In this instance, since I have a dog and a cat, as well as a chronic pain issue, I have firsthand experience relating to my topic. By sharing them or loosely drawing correlations, I can add originality to my project or assignment.
In combination, all five steps – paraphrasing, linking sources, reading through collected content, using memory summation, and adding my firsthand experience – effectively help me ensure that I don’t plagiarize anyone’s work. Writers should use any method that helps them refrain from the same. When in doubt, however, always link the source.
For more on paraphrasing, I recommended checking out the Purdue Online Writing Lab.
7. Editing your piece of content
After the research project is written, the bulk of the hard work is over. However, when providing best practices, I feel that editing is a tip that cannot be skipped.
According to this article put out by Lamark Media, “At worst, a typo may make your message misleading or hard to understand.
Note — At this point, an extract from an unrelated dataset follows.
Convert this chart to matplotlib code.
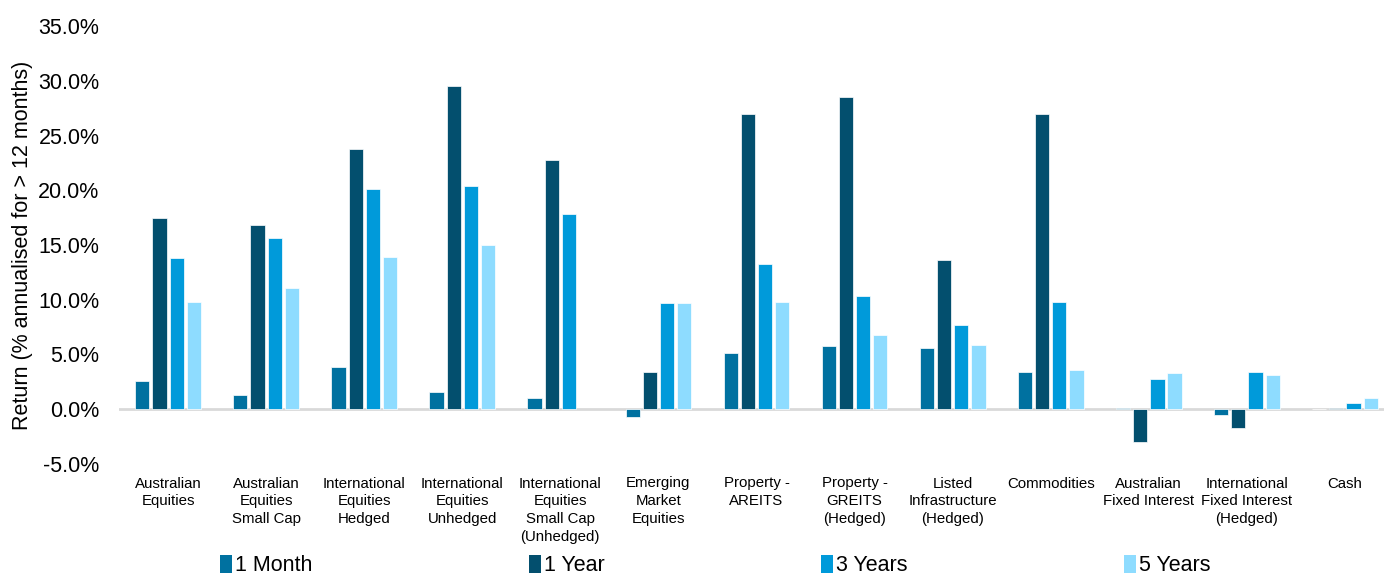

At best, your website will look sloppy.” The article goes on to outline several valid reasons why marketing error-free web content should be every writer’s goal.
In addition to the spell-check features that come standard with most platforms, there are dozens of online writing tools that will check for more complicated grammar and punctuation errors. In terms of free tools, my personal favorite is Grammar Lookup.
Please keep in mind these are far from the only options writers have. Thank you, technology gods!
8. Protecting against plagiarism
Earlier, I mentioned how careful writers need to be when it comes to taking credit for another person’s work. If you followed the tips for writing original content in section 6, chances are your project will be plagiarism-free. It never hurts to double-check, though. Much like the editing tools from above, there are plagiarism checkers available online.
In order to do their jobs well, writers need to be both thorough and conscientious of their sources. They also need to be aware of how to put together marketable words. Written content that has aspects of unique thought leadership is in high demand. Professors and employers want more than just well-written work. Original material that readers can quickly substantiate will set you apart in your classroom, as well as from oceans of freelancers vying for writing assignments.